▸ Instructions for the task
Retype nothing but the lines from the start of the material up to and including the line with "current i (µA)". Pictures don't belong in the copy.

— start —

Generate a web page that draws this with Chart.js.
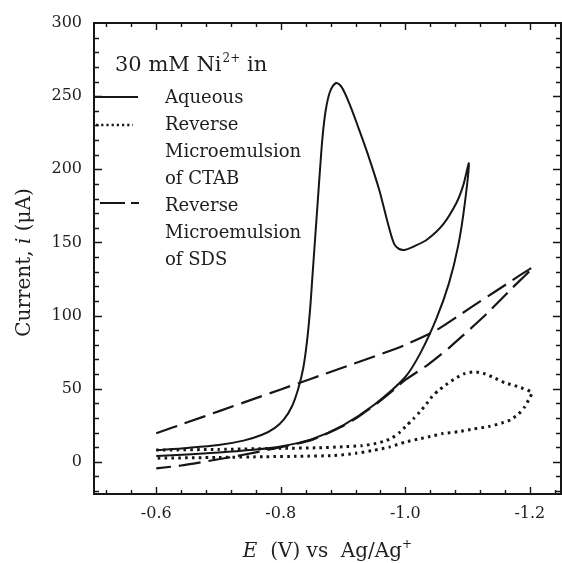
<!DOCTYPE html>
<html>
<head>
<meta charset="utf-8">
<script src="https://cdn.jsdelivr.net/npm/chart.js@4.4.1/dist/chart.umd.min.js"></script>
<style>
  html, body { margin: 0; padding: 0; background: #fff; }
  #c { display: block; }
</style>
</head>
<body>
<canvas id="c" width="562" height="563"></canvas>
<script>
// Cyclic voltammograms of 30 mM Ni2+ : potential E (V vs Ag/Ag+) and current i (µA)

// Aqueous solution (solid line): forward sweep with the deposition peak, then the return sweep
const aqueousE = [-0.60, -0.65, -0.70, -0.74, -0.77, -0.79, -0.805, -0.818, -0.828, -0.836, -0.842, -0.847,
  -0.851, -0.855, -0.859, -0.863, -0.867, -0.872, -0.879, -0.889, -0.898, -0.910, -0.925, -0.940, -0.958,
  -0.972, -0.982, -0.990, -1.000, -1.015, -1.035, -1.060, -1.082, -1.093, -1.102,
  -1.095, -1.085, -1.070, -1.050, -1.025, -1.000, -0.950, -0.900, -0.850, -0.800, -0.750, -0.700, -0.650, -0.600];
const aqueousI = [8, 9.5, 11.5, 14.5, 18.5, 23, 29, 38, 50, 64, 82, 104,
  128, 152, 176, 200, 222, 240, 253, 259, 256, 245, 228, 210, 186,
  163, 149, 145.5, 145, 147.5, 152, 162, 177, 189, 204,
  175, 148, 122, 98, 75, 58, 39, 25, 15.5, 10.5, 8, 6.3, 5, 4];

// Reverse microemulsion of CTAB (dotted line)
const ctabE = [-0.60, -0.70, -0.80, -0.86, -0.90, -0.93, -0.95, -0.965, -0.979, -0.990, -1.002, -1.013,
  -1.023, -1.034, -1.043, -1.053, -1.065, -1.079, -1.095, -1.111, -1.125, -1.142, -1.160, -1.180, -1.203,
  -1.198, -1.192, -1.182, -1.169, -1.155, -1.134, -1.110, -1.085, -1.060, -1.040, -1.020, -1.000, -0.975,
  -0.950, -0.920, -0.885, -0.830, -0.775, -0.700, -0.600];
const ctabI = [8, 8.5, 9.2, 9.6, 10.3, 11, 12.3, 13.9, 16.4, 19.8, 24.8, 29.4,
  34, 39.6, 44.6, 48.7, 52.6, 56.7, 60.3, 61.5, 60.5, 57.6, 54, 51.5, 47.4,
  42.4, 37.8, 32.8, 28.7, 26.5, 24.1, 22.5, 20.6, 19.3, 17.3, 15.5, 13.5, 10.2,
  7.9, 5.8, 4.3, 3.8, 3.5, 3, 2.5];

// Reverse microemulsion of SDS (dashed line)
const sdsE = [-0.60, -0.65, -0.70, -0.75, -0.80, -0.85, -0.90, -0.95, -1.00, -1.05, -1.10, -1.15, -1.205,
  -1.172, -1.126, -1.0725, -1.035, -1.000, -0.975, -0.950, -0.925, -0.900, -0.850, -0.800,
  -0.760, -0.720, -0.680, -0.640, -0.600];
const sdsI = [19.5, 27, 34.5, 42, 49.5, 57, 64.5, 72, 80, 90, 104, 118, 133,
  119, 99.3, 78.8, 66, 56, 47, 38.5, 31, 24.5, 15, 10,
  6.5, 3.2, 0.3, -2.5, -4.5];

// Axis tick labels
const xTickValues = [-0.6, -0.8, -1.0, -1.2];
const yTickValues = [0, 50, 100, 150, 200, 250, 300];

const INK = '#161616';
const TEXT = '#1e1e1e';
const SERIF = '"DejaVu Serif", "Liberation Serif", serif';

const toPoints = (E, I) => E.map((e, k) => ({ x: e, y: I[k] }));

// Frame, inward ticks, legend block and axis titles
const decorations = {
  id: 'decorations',
  afterDraw(chart) {
    const { ctx, chartArea: a, scales } = chart;
    const xs = scales.x, ys = scales.y;
    ctx.save();
    ctx.strokeStyle = INK;
    ctx.lineWidth = 1.4;
    ctx.beginPath();
    // x ticks every 0.04 V, longer at labelled values
    for (let k = 13; k <= 31; k++) {
      const v = -k * 0.04;
      const px = Math.round(xs.getPixelForValue(v)) + 0.5;
      const major = xTickValues.some(t => Math.abs(t - v) < 1e-6);
      const len = major ? 7 : 4;
      ctx.moveTo(px, a.bottom); ctx.lineTo(px, a.bottom - len);
      ctx.moveTo(px, a.top); ctx.lineTo(px, a.top + len);
    }
    // y ticks every 10 µA, longer every 50
    for (let v = -20; v < 300; v += 10) {
      const py = Math.round(ys.getPixelForValue(v)) + 0.5;
      const len = v % 50 === 0 ? 8 : 5;
      ctx.moveTo(a.left, py); ctx.lineTo(a.left + len, py);
      ctx.moveTo(a.right, py); ctx.lineTo(a.right - len, py);
    }
    ctx.stroke();

    // frame
    ctx.lineWidth = 2;
    ctx.strokeRect(a.left, a.top, a.right - a.left, a.bottom - a.top);

    // legend title: 30 mM Ni2+ in
    ctx.fillStyle = TEXT;
    ctx.textBaseline = 'alphabetic';
    ctx.textAlign = 'left';
    let x = 115;
    const yT = 71;
    ctx.font = '21px ' + SERIF;
    ctx.fillText('30 mM Ni', x, yT);
    x += ctx.measureText('30 mM Ni').width + 1;
    ctx.font = '12px ' + SERIF;
    ctx.fillText('2+', x, yT - 9);
    x += ctx.measureText('2+').width;
    ctx.font = '21px ' + SERIF;
    ctx.fillText(' in', x, yT);

    // legend samples
    const sx0 = a.left + 1, sx1 = 138;
    ctx.lineWidth = 2;
    ctx.setLineDash([]);
    ctx.beginPath(); ctx.moveTo(sx0, 97); ctx.lineTo(sx1, 97); ctx.stroke();
    ctx.lineWidth = 2.6;
    ctx.setLineDash([2.2, 3]);
    ctx.beginPath(); ctx.moveTo(sx0 + 1, 125); ctx.lineTo(133, 125); ctx.stroke();
    ctx.lineWidth = 2.2;
    ctx.setLineDash([25, 6]);
    ctx.beginPath(); ctx.moveTo(100, 203); ctx.lineTo(139, 203); ctx.stroke();
    ctx.setLineDash([]);

    // legend texts
    ctx.font = '18px ' + SERIF;
    const lines = [['Aqueous', 103], ['Reverse', 130], ['Microemulsion', 157], ['of CTAB', 184],
                   ['Reverse', 211], ['Microemulsion', 238], ['of SDS', 265]];
    lines.forEach(([t, y]) => ctx.fillText(t, 165, y));

    // x axis title: E (V) vs Ag/Ag+
    const xParts = [['italic 20px ', 'E'], ['20px ', '  (V) vs  Ag/Ag']];
    let w = 0;
    xParts.forEach(([f, t]) => { ctx.font = f + SERIF; w += ctx.measureText(t).width; });
    ctx.font = '12px ' + SERIF; w += ctx.measureText('+').width;
    x = (a.left + a.right) / 2 - w / 2;
    const yX = 557;
    xParts.forEach(([f, t]) => { ctx.font = f + SERIF; ctx.fillText(t, x, yX); x += ctx.measureText(t).width; });
    ctx.font = '12px ' + SERIF; ctx.fillText('+', x, yX - 9);

    // y axis title: Current, i (µA)
    ctx.save();
    ctx.translate(25, (a.top + a.bottom) / 2 + 4);
    ctx.rotate(-Math.PI / 2);
    ctx.textBaseline = 'middle';
    const yParts = [['20px ', 'Current, '], ['italic 20px ', 'i'], ['20px ', ' (\u03bcA)']];
    w = 0;
    yParts.forEach(([f, t]) => { ctx.font = f + SERIF; w += ctx.measureText(t).width; });
    x = -w / 2;
    yParts.forEach(([f, t]) => { ctx.font = f + SERIF; ctx.fillText(t, x, 0); x += ctx.measureText(t).width; });
    ctx.restore();

    ctx.restore();
  }
};

new Chart(document.getElementById('c'), {
  type: 'line',
  data: {
    datasets: [
      {
        label: 'Aqueous',
        data: toPoints(aqueousE, aqueousI),
        borderColor: INK, borderWidth: 2, tension: 0.3,
        pointRadius: 0, fill: false
      },
      {
        label: 'Reverse Microemulsion of CTAB',
        data: toPoints(ctabE, ctabI),
        borderColor: INK, borderWidth: 3, tension: 0.2,
        borderDash: [2.6, 4.2],
        pointRadius: 0, fill: false
      },
      {
        label: 'Reverse Microemulsion of SDS',
        data: toPoints(sdsE, sdsI),
        borderColor: INK, borderWidth: 2.2, tension: 0.2,
        borderDash: [22, 8],
        pointRadius: 0, fill: false
      }
    ]
  },
  options: {
    responsive: false,
    devicePixelRatio: 1,
    animation: false,
    layout: { padding: { top: 23, right: 1, left: 0, bottom: 0 } },
    plugins: { legend: { display: false }, tooltip: { enabled: false } },
    scales: {
      x: {
        type: 'linear',
        min: -1.25, max: -0.5,
        reverse: true,
        grid: { display: false, drawTicks: false },
        border: { display: false },
        afterBuildTicks: s => { s.ticks = xTickValues.map(v => ({ value: v })); },
        afterFit: s => { s.height = 69; },
        ticks: {
          padding: 10,
          color: TEXT,
          font: { family: SERIF, size: 16 },
          callback: v => Number(v).toFixed(1)
        }
      },
      y: {
        min: -22, max: 300,
        grid: { display: false, drawTicks: false },
        border: { display: false },
        afterBuildTicks: s => { s.ticks = yTickValues.map(v => ({ value: v })); },
        afterFit: s => { s.width = 94; },
        ticks: {
          padding: 12,
          color: TEXT,
          font: { family: SERIF, size: 16 },
          callback: v => String(v)
        }
      }
    }
  },
  plugins: [decorations]
});
</script>
</body>
</html>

— end —

▸ Complete response
Generate a web page that draws this with Chart.js.
<!DOCTYPE html>
<html>
<head>
<meta charset="utf-8">
<script src="https://cdn.jsdelivr.net/npm/chart.js@4.4.1/dist/chart.umd.min.js"></script>
<style>
  html, body { margin: 0; padding: 0; background: #fff; }
  #c { display: block; }
</style>
</head>
<body>
<canvas id="c" width="562" height="563"></canvas>
<script>
// Cyclic voltammograms of 30 mM Ni2+ : potential E (V vs Ag/Ag+) and current i (µA)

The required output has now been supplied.